Europe’s Merger Reset Gets One Big Thing Right
Paige Fredenburgh
July 10, 2026
After years of treating corporate scale with entrenched regulatory hostility, the European Union (EU) may have begun to acknowledge that scale helps firms compete. Indeed, scale achieved through competition results from and further promotes innovation and efficiency––and ought to be distinguished and separated from politically favored consolidation. The latter is often a result of industrial policy, in which Europe has engaged for a long time. The size of a firm alone does not prove anticompetitive conduct. To the contrary, scale can help firms compete by giving them the resources to innovate, invest, and challenge global rivals.
The European Commission is updating its merger guidelines for the first time in around two decades. The draft reflects changes in modern markets, including digitalization, globalization, supply-chain concerns, and competition increasingly defined by innovation. Most importantly, the Commission’s draft Merger Guidelines recognize that mergers can produce benefits, not only harms. The final guidelines should make clear that large companies are not the enemy of competition when their scale, earned through innovation and efficiency, ultimately benefits consumers.
Europe’s competitiveness problem is real. The problem is a result of the EU’s long-standing presumption that consolidation is inherently harmful––alongside the economic zone’s onerous regulation––and the solution to that problem is the opposite of punishing firms for growing. The draft guidelines suggest the Commission is beginning to recognize this reality.
The draft Merger Guidelines broaden the scope of the EU’s antitrust scrutiny beyond long-term harms to give greater weight to long-term benefits such as innovation, investment, and merger efficiencies. Mergers enable companies to combine complementary assets, generate economies of scale, improve access to financing, and bring new products to market. Considering the benefits of greater scale is especially important in sectors with high fixed costs, heavy spending on research and development, and global competition.
Static market shares often do not capture the realities of dynamic competition. Therefore, it is essential that dynamic analysis not become dynamic speculation. The Commission remains committed to using theories of harm.

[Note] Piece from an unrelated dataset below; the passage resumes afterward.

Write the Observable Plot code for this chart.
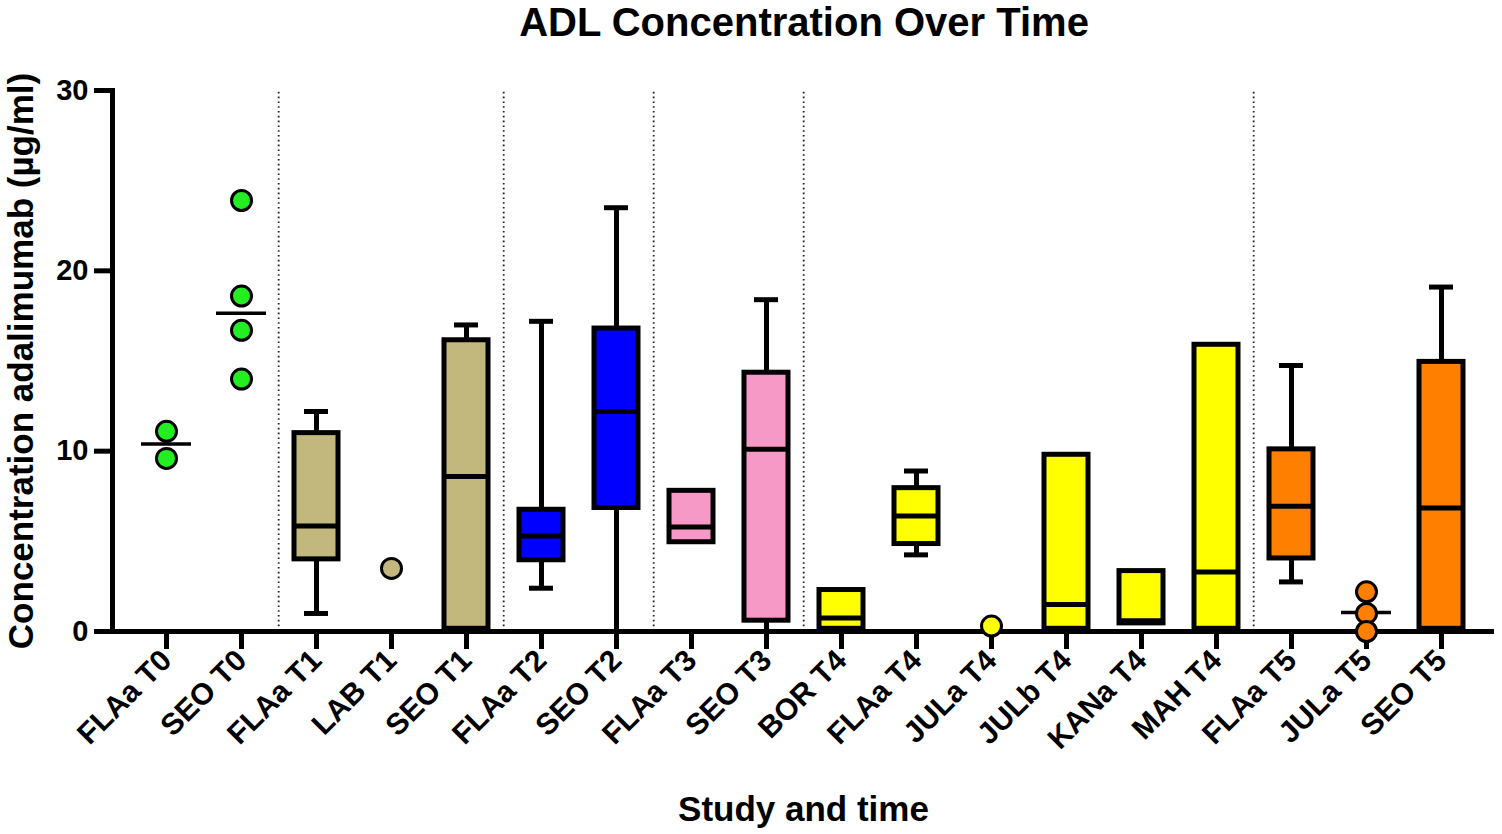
<!DOCTYPE html>
<html>
<head>
<meta charset="utf-8">
<script src="https://cdn.jsdelivr.net/npm/d3@7"></script>
<script src="https://cdn.jsdelivr.net/npm/@observablehq/plot@0.6"></script>
<style>
  html, body { margin: 0; padding: 0; background: #fff; }
  #title { width: 1502px; box-sizing: border-box; padding-left: 106px; height: 46px; line-height: 46px;
    text-align: center; font: bold 40px "Liberation Sans", Arial, sans-serif; color: #000; }
</style>
</head>
<body>
<div id="title">ADL Concentration Over Time</div>
<div id="chart"></div>
<script>
// ---- Data ----
const categories = ["FLAa T0","SEO T0","FLAa T1","LAB T1","SEO T1","FLAa T2","SEO T2","FLAa T3","SEO T3",
  "BOR T4","FLAa T4","JULa T4","JULb T4","KANa T4","MAH T4","FLAa T5","JULa T5","SEO T5"];
const categoryColors = ["#22ee22","#22ee22","#c2b77c","#c2b77c","#c2b77c","#0000ff","#0000ff","#f799c6","#f799c6",
  "#ffff00","#ffff00","#ffff00","#ffff00","#ffff00","#ffff00","#ff7f00","#ff7f00","#ff7f00"];

// Box plots: min, Q1, median, Q3, max
const boxCategories = ["FLAa T1","SEO T1","FLAa T2","SEO T2","FLAa T3","SEO T3","BOR T4","FLAa T4","JULb T4","KANa T4","MAH T4","FLAa T5","SEO T5"];
const boxMin    = [1.0,  0.0,  2.4,  0.0,  4.95, 0.0,  0.15, 4.25, 0.15, 0.45, 0.15, 2.75, 0.0];
const boxQ1     = [4.0,  0.15, 3.95, 6.85, 4.95, 0.6,  0.15, 4.85, 0.15, 0.45, 0.15, 4.05, 0.15];
const boxMedian = [5.85, 8.6,  5.3,  12.2, 5.8,  10.1, 0.75, 6.4,  1.5,  0.6,  3.3,  6.95, 6.85];
const boxQ3     = [11.0, 16.15,6.75, 16.8, 7.8,  14.35,2.3,  7.95, 9.8,  3.35, 15.9, 10.1, 14.95];
const boxMax    = [12.2, 17.0, 17.2, 23.5, 7.8,  18.4, 2.3,  8.9,  9.8,  3.35, 15.9, 14.75,19.1];

// Individual points
const pointCategory = ["FLAa T0","FLAa T0","SEO T0","SEO T0","SEO T0","SEO T0","LAB T1","JULa T4","JULa T5","JULa T5","JULa T5"];
const pointValue    = [11.1, 9.6, 23.9, 18.6, 16.7, 14.0, 3.5, 0.3, 2.2, 1.0, 0.0];

// Median lines for point groups
const medianCategory = ["FLAa T0","SEO T0","JULa T5"];
const medianValue    = [10.4, 17.65, 1.05];

// Dotted separators (drawn before these categories)
const separatorBefore = ["FLAa T1","FLAa T2","FLAa T3","BOR T4","FLAa T5"];

const yTicks = [0, 10, 20, 30];
const yLabel = "Concentration adalimumab (µg/ml)";
const xLabel = "Study and time";

// ---- Build tables ----
const colorOf = new Map(categories.map((c, i) => [c, categoryColors[i]]));
const boxes = boxCategories.map((c, i) => ({cat: c, min: boxMin[i], q1: boxQ1[i], med: boxMedian[i], q3: boxQ3[i], max: boxMax[i]}));
const lowCaps = boxes.filter(b => b.min < b.q1 && b.min > 0);
const highCaps = boxes.filter(b => b.max > b.q3);
const points = pointCategory.map((c, i) => ({cat: c, v: pointValue[i]}));
const medians = medianCategory.map((c, i) => ({cat: c, v: medianValue[i]}));

const W = 1502, H = 788;
const mL = 112, mR = 8, mT = 44, mB = 203;
const step = (W - mL - mR) / (categories.length - 0.42 + 2 * 0.345);

const chart = Plot.plot({
  width: W, height: H,
  marginLeft: mL, marginRight: mR, marginTop: mT, marginBottom: mB,
  style: {fontFamily: "'Liberation Sans', Arial, sans-serif", color: "#000", background: "#fff"},
  x: {type: "band", domain: categories, paddingInner: 0.42, paddingOuter: 0.345, label: null},
  y: {domain: [0, 30], label: null},
  marks: [
    Plot.ruleX(separatorBefore, {x: d => d, y1: 0, y2: 30, dx: -step / 2, stroke: "#222", strokeWidth: 1.8, strokeDasharray: "1.6 3.2"}),
    Plot.ruleX(boxes, {x: "cat", y1: "min", y2: "max", stroke: "#000", strokeWidth: 5}),
    Plot.tickY(lowCaps, {x: "cat", y: "min", stroke: "#000", strokeWidth: 5, inset: 10}),
    Plot.tickY(highCaps, {x: "cat", y: "max", stroke: "#000", strokeWidth: 5, inset: 10}),
    Plot.barY(boxes, {x: "cat", y1: "q1", y2: "q3", fill: d => colorOf.get(d.cat), stroke: "#000", strokeWidth: 5}),
    Plot.tickY(boxes, {x: "cat", y: "med", stroke: "#000", strokeWidth: 5}),
    Plot.axisY({ticks: yTicks, tickSize: 18, tickPadding: 6, strokeWidth: 5, fontSize: 29, fontWeight: "bold", label: null}),
    Plot.axisX({tickRotate: -45, tickSize: 18, tickPadding: 6, strokeWidth: 5, fontSize: 30, fontWeight: "bold", label: null}),
    Plot.frame({anchor: "left", stroke: "#000", strokeWidth: 5}),
    Plot.ruleY([0], {stroke: "#000", strokeWidth: 5}),
    Plot.tickY(medians, {x: "cat", y: "v", stroke: "#000", strokeWidth: 3.5, inset: -3}),
    Plot.dot(points, {x: "cat", y: "v", r: 10, fill: d => colorOf.get(d.cat), stroke: "#000", strokeWidth: 3}),
    Plot.text([yLabel], {text: d => d, frameAnchor: "left", textAnchor: "middle", rotate: -90, dx: -91, fontSize: 35, fontWeight: "bold", fill: "#000"}),
    Plot.text([xLabel], {text: d => d, frameAnchor: "bottom", dy: 189, fontSize: 35, fontWeight: "bold", fill: "#000"})
  ]
});
document.getElementById("chart").appendChild(chart);
</script>
</body>
</html>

Some of these theories are forward-looking, including harms to future innovation, the loss of potential competition, reduced investment, and entrenchment. While being forward-looking is not wrong, doing so with the presumption that consolidation necessarily creates such harms instead creates a risk of speculation. Regulators who consider future harms to competition more likely than future benefits give the potential harmful effects of mergers more weight. This calculus is not supported by evidence of increasingly dynamic and competitive industries in which America’s corporate giants, such as Amazon, Netflix, or Apple have to relentlessly defend their market shares against ambitious smaller rivals and potential new entrants. Dynamic efficiencies, therefore, should not face a higher evidentiary burden than dynamic harms.
A recent argument that EU needs “European champions” to compete on an equal footing with American and Chinese firms is based on a valid concern about European global competitiveness. After the Commission blocked the Siemens-Alstom rail merger in 2019, some European officials argued that merger rules should be more flexible if Europe were to become home again to industrial champions large enough to compete globally. The draft Merger Guidelines could thus spur a shift to a regulatory approach that frames scale as a solution and allows EU firms to consolidate within the single European market and thus compete more effectively against foreign giants.
Yet “competitiveness” cannot be accomplished by protecting European firms from competition. Bigger domestic firms do not automatically become more innovative or globally competitive if they are a product of government protectionism. Shielding favored firms only encourages stagnation and complacency. When a firm lacks domestic competition, it lacks incentives to cut costs and improve products. The EU should be careful not to replace aggressive antitrust enforcement with crony industrial policy.
The draft Merger Guidelines are a step in the right direction; they recognize that competition is about more than current market shares. Nevertheless, the final guidelines need clearer guardrails for government intervention, including, above all, a proper standard for evaluating theories of harm, which the draft still lacks. Consumer welfare ought to be the antitrust standard for determining whether a merger harms competition, not whether it creates a larger firm.